A Song for Lovers, by S. Craig Glickman, is a new take on The Song of Solomon. There were over 500 known commentaries written before 1700 Ad/CE and no one has stopped yet. In 1657, The Westminster Assembly said that all the commentaries served mainly to increase the cloud of obscurity surrounding the book. Glickman says that this may be because most of the commentaries work overtime to avoid a literal reading of the book, which would provide a Biblical affirmation of sex.

The interpretations include:
1. The book is a collection of unconnected love poems, with no coherent story or moral teaching.
2. The book is a liturgy for an unknown fertility cult.
3. The book is a piece of dramatic fiction about Shulamith's faithfulness to her shepherd lover in spite of Solomon's advances..
4. The book is a spiritual allegory with God as the groom and Israel as the bride; this is the traditional view of Orthodox judaism. Christian versions of this view substitute the Church, the New Israel as the bride. A few have said that the book is a pagan allegory about the deities Baal and Astarte.
5. The Syrian Wedding Feast Theory says the book is a collection of wedding songs for a seven-day festival. One objection to this idea is that the groom is crowned but the supposed queen is not.

Glickman prepared a new interpretation of the Hebrew text and noted especially that that Hebrew has a clearly defined male "you" and a female "you" so that it is possible to tell who is speaking to whom. He says it shows a chaste but intense courtship, a marriage ceremony, and a consummation, described enthusiastically and without flinching.

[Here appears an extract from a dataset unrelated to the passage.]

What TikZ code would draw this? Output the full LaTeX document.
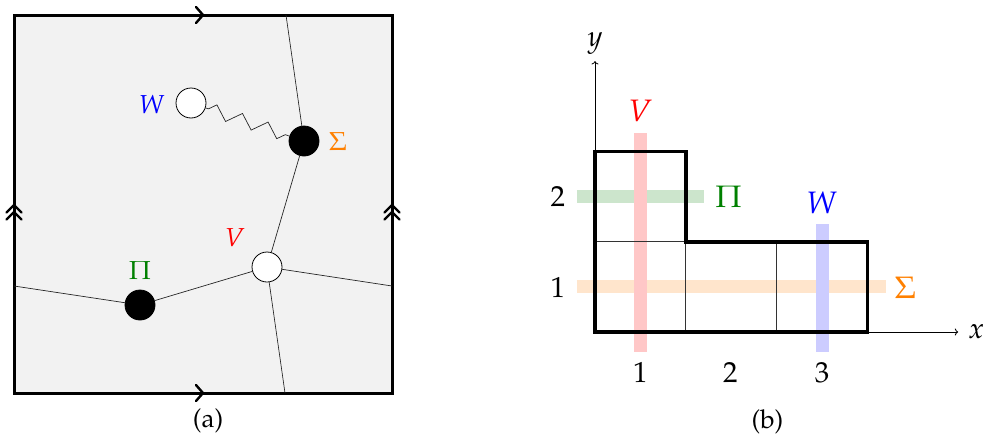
\documentclass[tikz,border=0pt]{standalone}
\usepackage[T1]{fontenc}
\usepackage{mathpazo}
\usetikzlibrary{arrows.meta,decorations.pathmorphing}
\tikzset{
  lab/.style={inner sep=0pt, font=\fontsize{26}{30}\selectfont},
  midlab/.style={inner sep=0pt, font=\fontsize{29}{34}\selectfont},
  biglab/.style={inner sep=0pt, font=\fontsize{31}{36}\selectfont},
  blackdot/.style={circle, fill=black, draw=black, line width=0.8pt, minimum size=30pt, inner sep=0pt},
  whitedot/.style={circle, fill=white, draw=black, line width=0.8pt, minimum size=30pt, inner sep=0pt},
  edge/.style={line width=0.7pt, black!85},
  chev/.style={line width=2.4pt, line cap=round, line join=round},
  thickbox/.style={line width=3.6pt, line join=miter},
  thinline/.style={line width=0.8pt, black!80},
  band/.style={line width=13pt, line cap=butt},
}
\begin{document}
\begin{tikzpicture}[x=1pt, y=-1pt]
\useasboundingbox (0,0) rectangle (983,434);
% ---------- panel (a) ----------
\coordinate (TL) at (14,15);
\coordinate (TR) at (392,15);
\coordinate (BR) at (392,393);
\coordinate (BL) at (14,393);
\fill[black!5] (TL) rectangle (BR);
\draw[line width=3pt] (TL) -- (TR) -- (BR) -- (BL) -- cycle;
% direction marks
\coordinate (mt) at (203,15);
\coordinate (mb) at (203,393);
\draw[chev] ([shift={(-7,-8)}]mt) -- (mt) -- ([shift={(-7,8)}]mt);
\draw[chev] ([shift={(-7,-8)}]mb) -- (mb) -- ([shift={(-7,8)}]mb);
\coordinate (ml1) at (14,205);
\coordinate (ml2) at (14,212);
\coordinate (mr1) at (392,205);
\coordinate (mr2) at (392,212);
\foreach \m in {ml1,ml2,mr1,mr2}{
  \draw[chev] ([shift={(-7.5,7.5)}]\m) -- (\m) -- ([shift={(7.5,7.5)}]\m);
}

\coordinate (ctop) at (286,15);
\coordinate (cright) at (392,286);
\coordinate (cbot) at (285,393);
\coordinate (cleft) at (14,286);

\node[whitedot] (W) at (191,103) {};
\node[blackdot] (S) at (304,141) {};
\node[whitedot] (V) at (267,267) {};
\node[blackdot] (P) at (140,305) {};

\draw[edge] (ctop) -- (S);
\draw[edge] (S) -- (V);
\draw[edge] (V) -- (cright);
\draw[edge] (V) -- (cbot);
\draw[edge] (P) -- (cleft);
\draw[edge] (P) -- (V);
\draw[edge, decorate, decoration={zigzag, segment length=27pt, amplitude=6.5pt, pre length=3pt, post length=3pt}] (W) -- (S);

\node[lab, text=blue] (Wl) at (152,104) {$W$};
\node[lab, text=orange] (Sl) at (338,142) {$\Sigma$};
\node[lab, text=red] (Vl) at (235,238) {$V$};
\node[lab, text=green!50!black] (Pl) at (140,271) {$\Pi$};
\node[lab] (capa) at (208,421) {(a)};

% ---------- panel (b) ----------
\begin{scope}[shift={(595pt,-332pt)}, x=90.8pt, y=90.3pt]
  \draw[band, orange!20] (-0.2,0.5) -- (3.2,0.5);
  \draw[band, green!50!black!20] (-0.2,1.5) -- (1.2,1.5);
  \draw[band, red!22] (0.5,-0.22) -- (0.5,2.2);
  \draw[band, blue!20] (2.5,-0.22) -- (2.5,1.2);

  \coordinate (O) at (0,0);
  \coordinate (xend) at (4,0);
  \coordinate (yend) at (0,3);
  \draw[thinline, black, ->] (O) -- (xend);
  \draw[thinline, black, ->] (O) -- (yend);
  \node[midlab] (xl) at (4.2,0) {$x$};
  \node[midlab] (yl) at (0,3.2) {$y$};

  \draw[thinline] (0,1) -- (1,1);
  \draw[thinline] (1,0) -- (1,1);
  \draw[thinline] (2,0) -- (2,1);
  \draw[thickbox] (0,0) -- (3,0) -- (3,1) -- (1,1) -- (1,2) -- (0,2) -- cycle;

  \node[biglab, text=red] (Vb) at (0.5,2.45) {$V$};
  \node[biglab, text=green!50!black] (Pb) at (1.47,1.5) {$\Pi$};
  \node[biglab, text=blue] (Wb) at (2.5,1.43) {$W$};
  \node[biglab, text=orange] (Sb) at (3.42,0.49) {$\Sigma$};

  \node[midlab] (y2) at (-0.41,1.50) {2};
  \node[midlab] (y1) at (-0.41,0.49) {1};
  \node[midlab] (x1) at (0.5,-0.45) {1};
  \node[midlab] (x2) at (1.49,-0.45) {2};
  \node[midlab] (x3) at (2.5,-0.45) {3};
  \node[lab] (capb) at (1.9,-0.99) {(b)};
\end{scope}
\end{tikzpicture}
\end{document}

As Howard G. Hendricks, a professor of Christian Education at the Dallas Theological Seminary says in his introduction to the book, "Sensuous love with erotic overtones is God's intent for the marriage relationship.'

So, is The Song of Solomon an affirmation of chaste but highly sexual married love or is it an allegorical description of the relationship between God and His people?
Maybe it is both. God's ways are not our ways and His mind dwarfs ours. Regular readers of this blog know that, while not convinced, I am at least open to the possibility of the existence of the Bible Codes in, at least, the Torah. This would require a mind able to imbed phrases in seemingly unrelated material using complex mathematical formulae which can best be discovered using super computers. Perhaps God thinks on multiple levels at once. I would be willing to say He does.